--- BEGIN ---
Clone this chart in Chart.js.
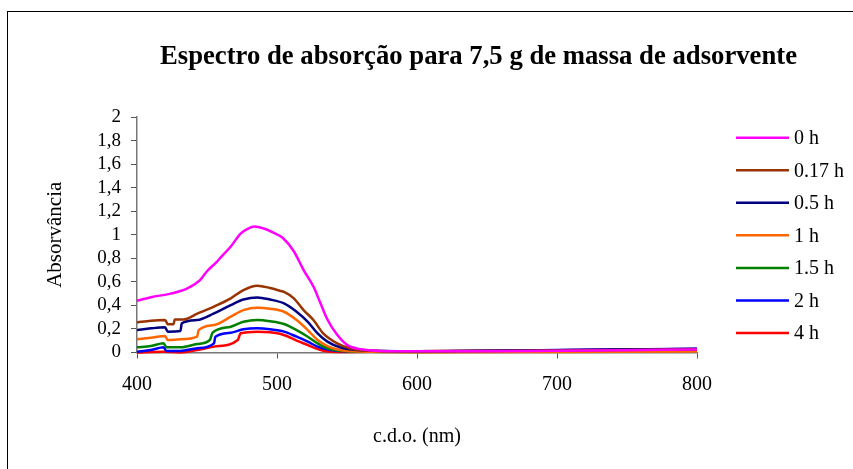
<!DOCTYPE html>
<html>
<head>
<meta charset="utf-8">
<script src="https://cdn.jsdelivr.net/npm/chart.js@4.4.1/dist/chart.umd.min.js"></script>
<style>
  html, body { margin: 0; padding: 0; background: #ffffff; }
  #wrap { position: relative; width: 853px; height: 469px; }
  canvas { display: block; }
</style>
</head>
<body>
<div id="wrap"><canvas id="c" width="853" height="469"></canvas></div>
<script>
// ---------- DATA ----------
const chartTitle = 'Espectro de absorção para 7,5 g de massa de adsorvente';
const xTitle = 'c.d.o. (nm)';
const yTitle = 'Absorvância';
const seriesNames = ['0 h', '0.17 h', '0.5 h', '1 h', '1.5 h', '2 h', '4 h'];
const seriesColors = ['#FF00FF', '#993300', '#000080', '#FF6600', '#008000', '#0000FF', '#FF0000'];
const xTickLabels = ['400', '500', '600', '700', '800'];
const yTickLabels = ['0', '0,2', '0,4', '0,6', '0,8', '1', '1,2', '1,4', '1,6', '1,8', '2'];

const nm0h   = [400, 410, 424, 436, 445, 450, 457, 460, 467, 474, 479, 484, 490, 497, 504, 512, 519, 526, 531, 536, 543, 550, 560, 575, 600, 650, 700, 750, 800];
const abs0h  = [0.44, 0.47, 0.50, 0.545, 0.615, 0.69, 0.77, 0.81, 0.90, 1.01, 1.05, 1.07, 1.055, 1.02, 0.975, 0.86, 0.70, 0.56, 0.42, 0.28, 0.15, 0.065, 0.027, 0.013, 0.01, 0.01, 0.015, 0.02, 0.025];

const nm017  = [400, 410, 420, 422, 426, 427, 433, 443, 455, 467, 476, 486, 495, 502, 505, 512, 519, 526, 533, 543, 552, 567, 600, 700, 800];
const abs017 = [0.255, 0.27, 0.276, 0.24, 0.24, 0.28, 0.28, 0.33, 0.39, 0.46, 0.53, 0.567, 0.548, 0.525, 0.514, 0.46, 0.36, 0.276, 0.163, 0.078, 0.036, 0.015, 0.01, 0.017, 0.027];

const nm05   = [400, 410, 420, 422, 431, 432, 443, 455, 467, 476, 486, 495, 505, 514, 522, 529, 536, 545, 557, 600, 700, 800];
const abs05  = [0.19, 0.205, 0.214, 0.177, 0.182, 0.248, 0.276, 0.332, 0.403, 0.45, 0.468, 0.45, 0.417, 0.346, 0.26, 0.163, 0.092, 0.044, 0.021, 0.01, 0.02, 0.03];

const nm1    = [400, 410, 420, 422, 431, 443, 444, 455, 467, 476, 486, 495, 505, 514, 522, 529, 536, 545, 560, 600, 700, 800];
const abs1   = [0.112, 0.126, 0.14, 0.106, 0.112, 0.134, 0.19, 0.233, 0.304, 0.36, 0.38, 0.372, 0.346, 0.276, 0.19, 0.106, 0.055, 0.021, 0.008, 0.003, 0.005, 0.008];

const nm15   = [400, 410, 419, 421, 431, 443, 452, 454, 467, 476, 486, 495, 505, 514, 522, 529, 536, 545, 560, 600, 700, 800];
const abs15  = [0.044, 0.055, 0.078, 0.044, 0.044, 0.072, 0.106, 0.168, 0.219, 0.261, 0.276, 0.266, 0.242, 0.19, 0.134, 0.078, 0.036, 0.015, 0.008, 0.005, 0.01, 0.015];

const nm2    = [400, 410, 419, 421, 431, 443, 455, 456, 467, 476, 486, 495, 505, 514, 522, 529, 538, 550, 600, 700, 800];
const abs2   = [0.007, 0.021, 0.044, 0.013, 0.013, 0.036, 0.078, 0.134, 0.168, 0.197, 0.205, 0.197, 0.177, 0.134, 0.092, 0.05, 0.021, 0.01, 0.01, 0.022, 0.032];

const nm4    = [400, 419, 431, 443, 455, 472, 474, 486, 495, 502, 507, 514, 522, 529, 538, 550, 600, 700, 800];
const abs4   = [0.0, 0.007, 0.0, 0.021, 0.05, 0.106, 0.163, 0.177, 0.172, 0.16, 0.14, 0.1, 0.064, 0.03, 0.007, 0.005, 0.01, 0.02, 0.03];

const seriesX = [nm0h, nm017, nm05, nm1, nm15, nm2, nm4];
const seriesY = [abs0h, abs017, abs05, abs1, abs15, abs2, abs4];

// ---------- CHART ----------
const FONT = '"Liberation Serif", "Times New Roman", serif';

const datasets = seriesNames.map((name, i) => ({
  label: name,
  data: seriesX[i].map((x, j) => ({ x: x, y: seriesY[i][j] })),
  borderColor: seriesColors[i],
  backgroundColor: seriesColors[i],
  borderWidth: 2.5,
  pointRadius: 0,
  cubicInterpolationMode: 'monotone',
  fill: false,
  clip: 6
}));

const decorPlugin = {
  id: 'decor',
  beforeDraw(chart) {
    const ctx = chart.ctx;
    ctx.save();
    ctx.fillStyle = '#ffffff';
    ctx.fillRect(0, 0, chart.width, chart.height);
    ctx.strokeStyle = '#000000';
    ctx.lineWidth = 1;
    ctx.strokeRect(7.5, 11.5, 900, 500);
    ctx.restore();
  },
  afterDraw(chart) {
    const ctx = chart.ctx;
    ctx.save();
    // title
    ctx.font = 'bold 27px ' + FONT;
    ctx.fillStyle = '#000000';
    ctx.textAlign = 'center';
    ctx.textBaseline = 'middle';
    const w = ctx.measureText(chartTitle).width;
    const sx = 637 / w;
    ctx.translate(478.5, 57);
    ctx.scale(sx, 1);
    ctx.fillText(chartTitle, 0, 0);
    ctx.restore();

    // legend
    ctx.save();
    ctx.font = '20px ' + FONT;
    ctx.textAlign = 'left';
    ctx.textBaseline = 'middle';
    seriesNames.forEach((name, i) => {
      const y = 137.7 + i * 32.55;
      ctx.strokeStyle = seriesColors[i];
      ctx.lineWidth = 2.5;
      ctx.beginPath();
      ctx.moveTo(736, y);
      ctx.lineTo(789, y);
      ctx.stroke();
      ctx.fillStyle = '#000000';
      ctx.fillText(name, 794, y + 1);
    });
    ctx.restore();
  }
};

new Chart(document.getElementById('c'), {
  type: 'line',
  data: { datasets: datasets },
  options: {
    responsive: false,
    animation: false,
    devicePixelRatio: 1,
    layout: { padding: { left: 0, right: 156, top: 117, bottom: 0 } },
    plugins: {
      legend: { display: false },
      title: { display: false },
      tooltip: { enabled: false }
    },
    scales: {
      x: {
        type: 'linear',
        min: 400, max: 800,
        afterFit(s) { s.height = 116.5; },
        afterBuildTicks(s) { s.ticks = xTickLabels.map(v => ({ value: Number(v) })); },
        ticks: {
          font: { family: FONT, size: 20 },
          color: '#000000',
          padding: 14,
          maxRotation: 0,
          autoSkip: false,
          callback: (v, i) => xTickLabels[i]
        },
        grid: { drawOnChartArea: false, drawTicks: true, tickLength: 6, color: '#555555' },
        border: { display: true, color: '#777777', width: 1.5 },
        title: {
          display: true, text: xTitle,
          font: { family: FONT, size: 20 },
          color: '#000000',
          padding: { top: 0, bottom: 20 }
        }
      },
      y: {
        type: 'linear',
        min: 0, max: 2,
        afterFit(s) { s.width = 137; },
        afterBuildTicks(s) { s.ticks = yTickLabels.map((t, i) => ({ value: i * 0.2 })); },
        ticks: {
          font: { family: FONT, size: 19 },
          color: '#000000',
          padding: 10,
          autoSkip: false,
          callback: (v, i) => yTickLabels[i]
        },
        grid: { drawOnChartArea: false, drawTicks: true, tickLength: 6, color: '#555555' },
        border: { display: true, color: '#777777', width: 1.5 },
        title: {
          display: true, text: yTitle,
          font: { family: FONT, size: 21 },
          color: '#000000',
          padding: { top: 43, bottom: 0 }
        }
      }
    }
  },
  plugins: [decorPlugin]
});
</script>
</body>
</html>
--- END ---
_YOUR GOAL_
Give again, exactly, the lines from the start of the data through the one holding "0.015, 0.02, 0.025];"; omit the pictures.

_EXERCISE ANSWER_
Clone this chart in Chart.js.
<!DOCTYPE html>
<html>
<head>
<meta charset="utf-8">
<script src="https://cdn.jsdelivr.net/npm/chart.js@4.4.1/dist/chart.umd.min.js"></script>
<style>
  html, body { margin: 0; padding: 0; background: #ffffff; }
  #wrap { position: relative; width: 853px; height: 469px; }
  canvas { display: block; }
</style>
</head>
<body>
<div id="wrap"><canvas id="c" width="853" height="469"></canvas></div>
<script>
// ---------- DATA ----------
const chartTitle = 'Espectro de absorção para 7,5 g de massa de adsorvente';
const xTitle = 'c.d.o. (nm)';
const yTitle = 'Absorvância';
const seriesNames = ['0 h', '0.17 h', '0.5 h', '1 h', '1.5 h', '2 h', '4 h'];
const seriesColors = ['#FF00FF', '#993300', '#000080', '#FF6600', '#008000', '#0000FF', '#FF0000'];
const xTickLabels = ['400', '500', '600', '700', '800'];
const yTickLabels = ['0', '0,2', '0,4', '0,6', '0,8', '1', '1,2', '1,4', '1,6', '1,8', '2'];

const nm0h   = [400, 410, 424, 436, 445, 450, 457, 460, 467, 474, 479, 484, 490, 497, 504, 512, 519, 526, 531, 536, 543, 550, 560, 575, 600, 650, 700, 750, 800];
const abs0h  = [0.44, 0.47, 0.50, 0.545, 0.615, 0.69, 0.77, 0.81, 0.90, 1.01, 1.05, 1.07, 1.055, 1.02, 0.975, 0.86, 0.70, 0.56, 0.42, 0.28, 0.15, 0.065, 0.027, 0.013, 0.01, 0.01, 0.015, 0.02, 0.025];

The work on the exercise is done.